On Friday, American officials told Nvidia that the technology company needs a U.S. government license in order to export products whose performance equals or exceeds the capabilities of its A100 graphics processing chips to China, Russia, or Hong Kong.
When the company revealed this on Wednesday, its shares fell by 4% and fell again Thursday morning. The company had allegedly booked $400 million in sales to China of products that fall under the new requirement, which may now have to be scrapped.
This move by the U.S. government constitutes a significant crackdown on Chinese technological capabilities. It comes amid increased uncertainty regarding the fate of the Republic of Taiwan, which has faced recent escalations and encroachments by Chinese communist forces.
The majority of Nvidia’s chips and those of virtually every other major chip manufacturer are produced in Taiwan, upon which both the U.S. and China are heavily reliant. The U.S. regards the potential of Chinese technological supremacy as both a strategic threat and a challenge to American interests.
Nvidia alleged that part of the American motive behind the new rule was addressing “the risk that the covered products may be used in, or diverted to, a ‘military end use’ or ‘military end user’ in China.”
The A100 chips are used to power high-performing data centers for AI, data analytics, and supercomputing. Such technology would enable the communist Chinese regime to continue to execute advanced work like image recognition or to further power the kind of systems it has employed in its Xinjiang concentration camps.
As for military uses, such chips can be utilized to analyze satellite imagery for weapons and military installations, as well as to sift through digital communications for intelligence-gathering purposes.

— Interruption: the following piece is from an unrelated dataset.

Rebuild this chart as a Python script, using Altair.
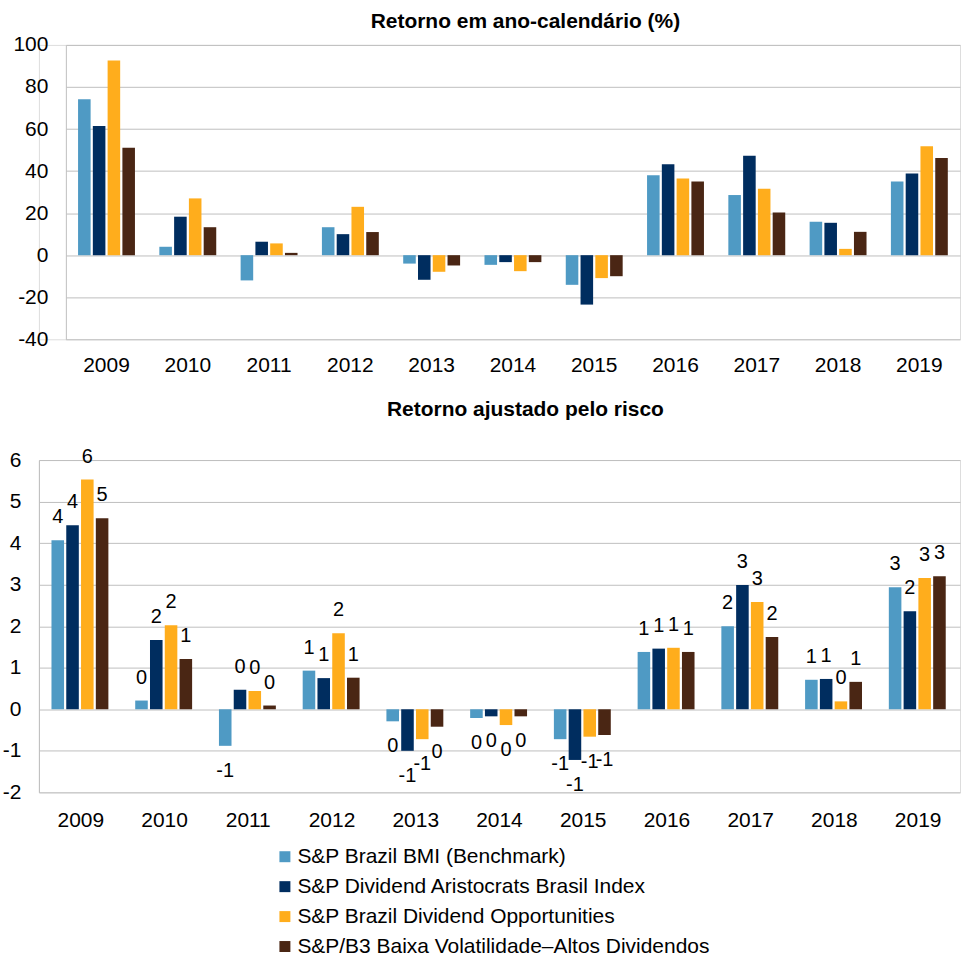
import altair as alt
import pandas as pd

# Categories and series
years = ["2009", "2010", "2011", "2012", "2013", "2014", "2015", "2016", "2017", "2018", "2019"]
series = [
    "S&P Brazil BMI (Benchmark)",
    "S&P Dividend Aristocrats Brasil Index",
    "S&P Brazil Dividend Opportunities",
    "S&P/B3 Baixa Volatilidade–Altos Dividendos",
]
colors = ["#4F9AC4", "#002D5F", "#FFAD1C", "#4A2614"]

# Calendar-year returns (%)
ret_bmi = [74.1, 4.0, -12.0, 13.3, -4.0, -4.6, -14.1, 38.0, 28.6, 15.9, 35.0]
ret_da = [61.4, 18.3, 6.4, 10.0, -11.7, -3.3, -23.5, 43.2, 47.3, 15.4, 38.8]
ret_bdo = [92.6, 27.0, 5.6, 23.0, -7.9, -7.6, -10.9, 36.5, 31.6, 3.0, 51.8]
ret_b3 = [51.1, 13.3, 1.1, 11.0, -4.9, -3.3, -10.0, 35.0, 20.3, 11.1, 46.2]

# Risk-adjusted returns
risk_bmi = [4.07, 0.21, -0.88, 0.93, -0.29, -0.21, -0.72, 1.38, 2.00, 0.71, 2.94]
risk_da = [4.43, 1.67, 0.47, 0.75, -1.00, -0.17, -1.22, 1.46, 2.99, 0.73, 2.36]
risk_bdo = [5.53, 2.02, 0.44, 1.83, -0.72, -0.38, -0.66, 1.48, 2.58, 0.19, 3.16]
risk_b3 = [4.60, 1.21, 0.09, 0.76, -0.42, -0.17, -0.62, 1.38, 1.74, 0.66, 3.20]


def long_table(columns):
    rows = []
    for name, values in zip(series, columns):
        for year, v in zip(years, values):
            rows.append({"year": year, "series": name, "value": v})
    return pd.DataFrame(rows)


ret_df = long_table([ret_bmi, ret_da, ret_bdo, ret_b3])
risk_df = long_table([risk_bmi, risk_da, risk_bdo, risk_b3])

FONT = "Liberation Sans"
GRID = "#BFBFBF"
VIEW_W = 923      # both panels share the same view width
TOP_INSET = 27    # the upper panel's plot area starts further right


def grouped_base(df, domain, ticks, inset, x_label_pad):
    x_scale = alt.Scale(paddingInner=0.3, paddingOuter=0.15, range=[inset, VIEW_W])
    return alt.Chart(df).encode(
        x=alt.X(
            "year:N",
            sort=years,
            scale=x_scale,
            axis=alt.Axis(
                title=None, labelAngle=0, labelFontSize=21, labelFont=FONT,
                labelColor="black", labelPadding=x_label_pad, ticks=False,
                domain=False, grid=False,
            ),
        ),
        xOffset=alt.XOffset("series:N", sort=series,
                            scale=alt.Scale(paddingInner=0.15, paddingOuter=0)),
        y=alt.Y(
            "value:Q",
            scale=alt.Scale(domain=domain, nice=False, zero=False),
            axis=alt.Axis(
                title=None, values=ticks, format="d", labelFontSize=21,
                labelFont=FONT, labelColor="black", labelPadding=18,
                ticks=False, domain=True, domainColor=GRID, grid=True,
                gridColor=GRID, offset=-inset, minExtent=38, maxExtent=38,
            ),
        ),
        color=alt.Color(
            "series:N",
            sort=series,
            scale=alt.Scale(domain=series, range=colors),
            legend=alt.Legend(
                title=None, orient="none", legendX=236, legendY=803,
                direction="vertical", symbolType="square", symbolSize=121,
                symbolStrokeWidth=0, labelFontSize=21, labelFont=FONT,
                labelColor="black", rowPadding=8, labelOffset=2,
                labelLimit=600,
            ),
        ),
    )


top = grouped_base(
    ret_df, [-40, 100], [-40, -20, 0, 20, 40, 60, 80, 100], TOP_INSET, 15
).mark_bar().properties(
    width=VIEW_W,
    height=295,
    title=alt.TitleParams(
        "Retorno em ano-calendário (%)", fontSize=21, fontWeight="bold",
        font=FONT, color="black", anchor="middle", frame="group", dx=26, offset=2,
    ),
)

bottom_base = grouped_base(risk_df, [-2, 6], [-2, -1, 0, 1, 2, 3, 4, 5, 6], 0, 17)
bottom_bars = bottom_base.mark_bar()
labels_pos = bottom_base.transform_filter("datum.value >= 0").mark_text(
    fontSize=20, font=FONT, baseline="middle", dy=-23
).encode(text=alt.Text("value:Q", format=".0f"), color=alt.value("black"))
labels_neg = bottom_base.transform_filter("datum.value < 0").mark_text(
    fontSize=20, font=FONT, baseline="middle", dy=25
).encode(text=alt.Text("value:Q", format=".0f"), color=alt.value("black"))

bottom = alt.layer(bottom_bars, labels_pos, labels_neg).properties(
    width=VIEW_W,
    height=333,
    title=alt.TitleParams(
        "Retorno ajustado pelo risco", fontSize=21, fontWeight="bold",
        font=FONT, color="black", anchor="middle", frame="group", dx=26, offset=27,
    ),
)

chart = (
    alt.vconcat(top, bottom, spacing=22)
    .properties(padding={"top": 9, "left": 0, "right": 0, "bottom": 0})
    .configure_view(stroke=None)
    .configure(
        font=FONT,
        locale=alt.Locale(
            number=alt.NumberLocale(
                decimal=".", thousands=",", grouping=[3], currency=["$", ""], minus="-"
            )
        ),
    )
)

chart.save("out.html", embed_options={"renderer": "svg", "actions": False})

A group of experts chaired by former Google CEO Eric Schmidt stated last year that the U.S. was “not prepared to defend or compete in the AI era.”
The group’s 756-page National Security Commission on Artificial Intelligence report indicated that the possibility of Chinese technological supremacy poses a threat to the homeland: “We will not be able to defend against AI-enabled threats without ubiquitous AI capabilities and new warfighting paradigms.”
The report also indicated that the CCP “has embarked on a multi-pronged campaign of licit and illicit technology transfer to become a ‘science and technology superpower’ by 2050.” The communist regime deliberately seeks to target “U.S. critical sectors, companies, and research institutions,” stealing their technology and costing America $300 billion to $600 billion per year.
The new rule intended as a check on Chinese ambitions does not only target Nvidia. Rival tech company Advanced Micro Devices, whose shares similarly dropped after the announcement, told Reuters that it too received similar license requirements. It is no longer permitted to export its MI250 artificial intelligence chips to China.
The communist Chinese regime responded on September 1, condemning the curb on Nvidia’s exports and demanding its reversal. “China firmly opposes this,” said Shu Jueting, a CCP spokesperson. “The U.S. side should immediately stop its erroneous practices … and do more to contribute to world economic stability.”
China is heavily reliant upon the Republic of Taiwan’s high-end chips, as it is presently unable to produce them despite spending heavily in an effort to develop the capability.
The U.S. is similarly reliant. Recognizing its dependency on foreign supply, in 2021 Congress included incentives in its national defense bill to establish leading-edge chip manufactures stateside.
Last month, President Joe Biden signed the CHIPS Act into law, sending $53 billion to U.S. chip manufacturers. In August, Intel announced it would spend over $20 billion building chip factories in Ohio. The trouble is that, as with the Intel factories, American chip manufacturers generally will not be able to ramp up production for years.